→ **Short problem**:
Exclude the pictures, then copy all remaining records exactly.

(A run of records)
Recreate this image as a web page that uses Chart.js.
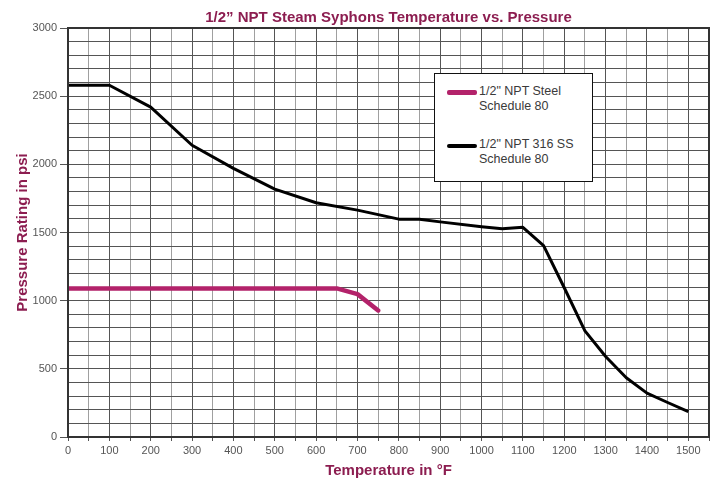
<!DOCTYPE html>
<html>
<head>
<meta charset="utf-8">
<script src="https://cdn.jsdelivr.net/npm/chart.js@4"></script>
<style>
html,body{margin:0;padding:0;background:#fff;}
#wrap{position:relative;width:712px;height:480px;}
#legend{position:absolute;left:434px;top:73px;width:157px;height:107px;border:1.5px solid #111;background:#fff;
 font-family:"Liberation Sans",Arial,sans-serif;font-size:12.5px;color:#3a3a3a;line-height:15px;}
.item{position:absolute;left:12px;}
.sw{position:absolute;left:0;top:6px;width:30px;height:5px;border-radius:2px;}
.txt{position:absolute;left:32px;top:0;white-space:nowrap;}
</style>
</head>
<body>
<div id="wrap">
<canvas id="c" width="712" height="480"></canvas>
<div id="legend">
 <div class="item" style="top:10px"><div class="sw" style="background:#b3226a"></div><div class="txt">1/2" NPT Steel<br>Schedule 80</div></div>
 <div class="item" style="top:63px"><div class="sw" style="background:#000;height:4px;top:7px"></div><div class="txt">1/2" NPT 316 SS<br>Schedule 80</div></div>
</div>
</div>
<script>
const titleText = '1/2\u201D NPT Steam Syphons Temperature vs. Pressure';
const steelTemps = [0, 650, 700, 750];
const steelPsi = [1090, 1090, 1048, 928];
const ssTemps = [0, 100, 200, 300, 400, 500, 600, 700, 800, 850, 900, 1000, 1050, 1100, 1150, 1200, 1250, 1300, 1350, 1400, 1450, 1500];
const ssPsi = [2580, 2580, 2420, 2140, 1970, 1818, 1718, 1664, 1598, 1598, 1578, 1542, 1527, 1538, 1404, 1095, 778, 590, 435, 322, 253, 186];
const xTickLabels = [0,100,200,300,400,500,600,700,800,900,1000,1100,1200,1300,1400,1500];
const yTickLabels = [0,500,1000,1500,2000,2500,3000];

const maroon = '#8c1d50';
const narrow = '"Liberation Sans Narrow","Arial Narrow","Liberation Sans",Arial,sans-serif';

const toPts = (xs, ys) => xs.map((x, i) => ({x, y: ys[i]}));

const gridCol = (v) => (Math.round(v) % 100 === 0 ? '#555' : '#a0a0a0');

new Chart(document.getElementById('c'), {
  type: 'line',
  data: {
    datasets: [
      {label: '1/2" NPT Steel Schedule 80', data: toPts(steelTemps, steelPsi), borderColor: '#b3226a', borderWidth: 4.5, pointRadius: 0, tension: 0, borderCapStyle: 'round', borderJoinStyle: 'round'},
      {label: '1/2" NPT 316 SS Schedule 80', data: toPts(ssTemps, ssPsi), borderColor: '#000', borderWidth: 3, pointRadius: 0, tension: 0, borderJoinStyle: 'round'}
    ]
  },
  options: {
    responsive: false,
    animation: false,
    layout: {padding: {left: 0, right: 3, top: 0, bottom: 0}},
    plugins: {
      legend: {display: false},
      tooltip: {enabled: false},
      title: {display: true, fullSize: false, text: titleText, color: maroon, font: {family: narrow, size: 15, weight: 'bold'}, padding: {top: 9, bottom: 1}}
    },
    scales: {
      x: {
        type: 'linear', min: 0, max: 1550,
        afterFit: s => { s.height = 43; },
        afterBuildTicks: s => { const t = []; for (let v = 0; v <= 1550; v += 50) t.push({value: v}); s.ticks = t; },
        ticks: {
          color: '#555', font: {family: '"Liberation Sans",Arial,sans-serif', size: 11}, padding: 3, maxRotation: 0, autoSkip: false,
          callback: v => (xTickLabels.includes(v) ? String(v) : '')
        },
        grid: {color: c => gridCol(c.tick ? c.tick.value : 0), lineWidth: 1, tickLength: 4, tickColor: '#555'},
        border: {color: '#333', width: 2},
        title: {display: true, text: 'Temperature in \u00B0F', color: maroon, font: {family: narrow, size: 15, weight: 'bold'}, padding: {top: 2, bottom: 0}}
      },
      y: {
        min: 0, max: 3000,
        afterFit: s => { s.width = 68; },
        afterBuildTicks: s => { const t = []; for (let v = 0; v <= 3000; v += 100) t.push({value: v}); s.ticks = t; },
        ticks: {
          color: '#555', font: {family: '"Liberation Sans",Arial,sans-serif', size: 11}, padding: 3, autoSkip: false,
          callback: v => (yTickLabels.includes(v) ? String(v) : '')
        },
        grid: {color: c => gridCol(c.tick ? c.tick.value + 100 : 0), lineWidth: 1, tickLength: 8, tickColor: c => (c.tick && c.tick.value % 500 === 0 ? '#555' : 'rgba(0,0,0,0)')},
        border: {color: '#333', width: 2},
        title: {display: true, text: 'Pressure Rating in psi', color: maroon, font: {family: narrow, size: 15, weight: 'bold'}, padding: {top: 14, bottom: 2}}
      }
    }
  },
  plugins: [{
    id: 'frame',
    afterDatasetsDraw(chart) {
      const {ctx, chartArea: a} = chart;
      ctx.save();
      ctx.strokeStyle = '#333';
      ctx.lineWidth = 2;
      ctx.strokeRect(a.left, a.top, a.right - a.left, a.bottom - a.top);
      ctx.restore();
    }
  }]
});
</script>
</body>
</html>
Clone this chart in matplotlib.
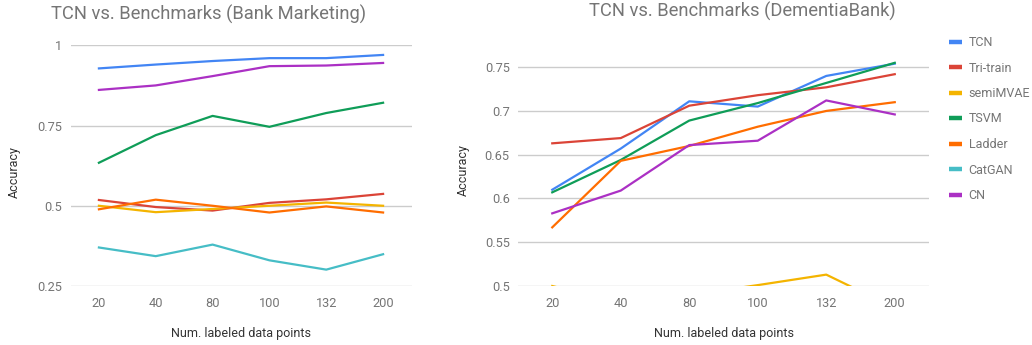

→ **Task output**:
Recreate this image as a web page that uses Chart.js.
<!DOCTYPE html>
<html>
<head>
<meta charset="utf-8">
<script src="https://cdn.jsdelivr.net/npm/chart.js@4"></script>
<style>
html,body{margin:0;padding:0;background:#fff;}
#wrap{position:relative;width:712px;height:480px;}
#legend{position:absolute;left:434px;top:73px;width:157px;height:107px;border:1.5px solid #111;background:#fff;
 font-family:"Liberation Sans",Arial,sans-serif;font-size:12.5px;color:#3a3a3a;line-height:15px;}
.item{position:absolute;left:12px;}
.sw{position:absolute;left:0;top:6px;width:30px;height:5px;border-radius:2px;}
.txt{position:absolute;left:32px;top:0;white-space:nowrap;}
</style>
</head>
<body>
<div id="wrap">
<canvas id="c" width="712" height="480"></canvas>
<div id="legend">
 <div class="item" style="top:10px"><div class="sw" style="background:#b3226a"></div><div class="txt">1/2" NPT Steel<br>Schedule 80</div></div>
 <div class="item" style="top:63px"><div class="sw" style="background:#000;height:4px;top:7px"></div><div class="txt">1/2" NPT 316 SS<br>Schedule 80</div></div>
</div>
</div>
<script>
const titleText = '1/2\u201D NPT Steam Syphons Temperature vs. Pressure';
const steelTemps = [0, 650, 700, 750];
const steelPsi = [1090, 1090, 1048, 928];
const ssTemps = [0, 100, 200, 300, 400, 500, 600, 700, 800, 850, 900, 1000, 1050, 1100, 1150, 1200, 1250, 1300, 1350, 1400, 1450, 1500];
const ssPsi = [2580, 2580, 2420, 2140, 1970, 1818, 1718, 1664, 1598, 1598, 1578, 1542, 1527, 1538, 1404, 1095, 778, 590, 435, 322, 253, 186];
const xTickLabels = [0,100,200,300,400,500,600,700,800,900,1000,1100,1200,1300,1400,1500];
const yTickLabels = [0,500,1000,1500,2000,2500,3000];

const maroon = '#8c1d50';
const narrow = '"Liberation Sans Narrow","Arial Narrow","Liberation Sans",Arial,sans-serif';

const toPts = (xs, ys) => xs.map((x, i) => ({x, y: ys[i]}));

const gridCol = (v) => (Math.round(v) % 100 === 0 ? '#555' : '#a0a0a0');

new Chart(document.getElementById('c'), {
  type: 'line',
  data: {
    datasets: [
      {label: '1/2" NPT Steel Schedule 80', data: toPts(steelTemps, steelPsi), borderColor: '#b3226a', borderWidth: 4.5, pointRadius: 0, tension: 0, borderCapStyle: 'round', borderJoinStyle: 'round'},
      {label: '1/2" NPT 316 SS Schedule 80', data: toPts(ssTemps, ssPsi), borderColor: '#000', borderWidth: 3, pointRadius: 0, tension: 0, borderJoinStyle: 'round'}
    ]
  },
  options: {
    responsive: false,
    animation: false,
    layout: {padding: {left: 0, right: 3, top: 0, bottom: 0}},
    plugins: {
      legend: {display: false},
      tooltip: {enabled: false},
      title: {display: true, fullSize: false, text: titleText, color: maroon, font: {family: narrow, size: 15, weight: 'bold'}, padding: {top: 9, bottom: 1}}
    },
    scales: {
      x: {
        type: 'linear', min: 0, max: 1550,
        afterFit: s => { s.height = 43; },
        afterBuildTicks: s => { const t = []; for (let v = 0; v <= 1550; v += 50) t.push({value: v}); s.ticks = t; },
        ticks: {
          color: '#555', font: {family: '"Liberation Sans",Arial,sans-serif', size: 11}, padding: 3, maxRotation: 0, autoSkip: false,
          callback: v => (xTickLabels.includes(v) ? String(v) : '')
        },
        grid: {color: c => gridCol(c.tick ? c.tick.value : 0), lineWidth: 1, tickLength: 4, tickColor: '#555'},
        border: {color: '#333', width: 2},
        title: {display: true, text: 'Temperature in \u00B0F', color: maroon, font: {family: narrow, size: 15, weight: 'bold'}, padding: {top: 2, bottom: 0}}
      },
      y: {
        min: 0, max: 3000,
        afterFit: s => { s.width = 68; },
        afterBuildTicks: s => { const t = []; for (let v = 0; v <= 3000; v += 100) t.push({value: v}); s.ticks = t; },
        ticks: {
          color: '#555', font: {family: '"Liberation Sans",Arial,sans-serif', size: 11}, padding: 3, autoSkip: false,
          callback: v => (yTickLabels.includes(v) ? String(v) : '')
        },
        grid: {color: c => gridCol(c.tick ? c.tick.value + 100 : 0), lineWidth: 1, tickLength: 8, tickColor: c => (c.tick && c.tick.value % 500 === 0 ? '#555' : 'rgba(0,0,0,0)')},
        border: {color: '#333', width: 2},
        title: {display: true, text: 'Pressure Rating in psi', color: maroon, font: {family: narrow, size: 15, weight: 'bold'}, padding: {top: 14, bottom: 2}}
      }
    }
  },
  plugins: [{
    id: 'frame',
    afterDatasetsDraw(chart) {
      const {ctx, chartArea: a} = chart;
      ctx.save();
      ctx.strokeStyle = '#333';
      ctx.lineWidth = 2;
      ctx.strokeRect(a.left, a.top, a.right - a.left, a.bottom - a.top);
      ctx.restore();
    }
  }]
});
</script>
</body>
</html>
Clone this chart in matplotlib.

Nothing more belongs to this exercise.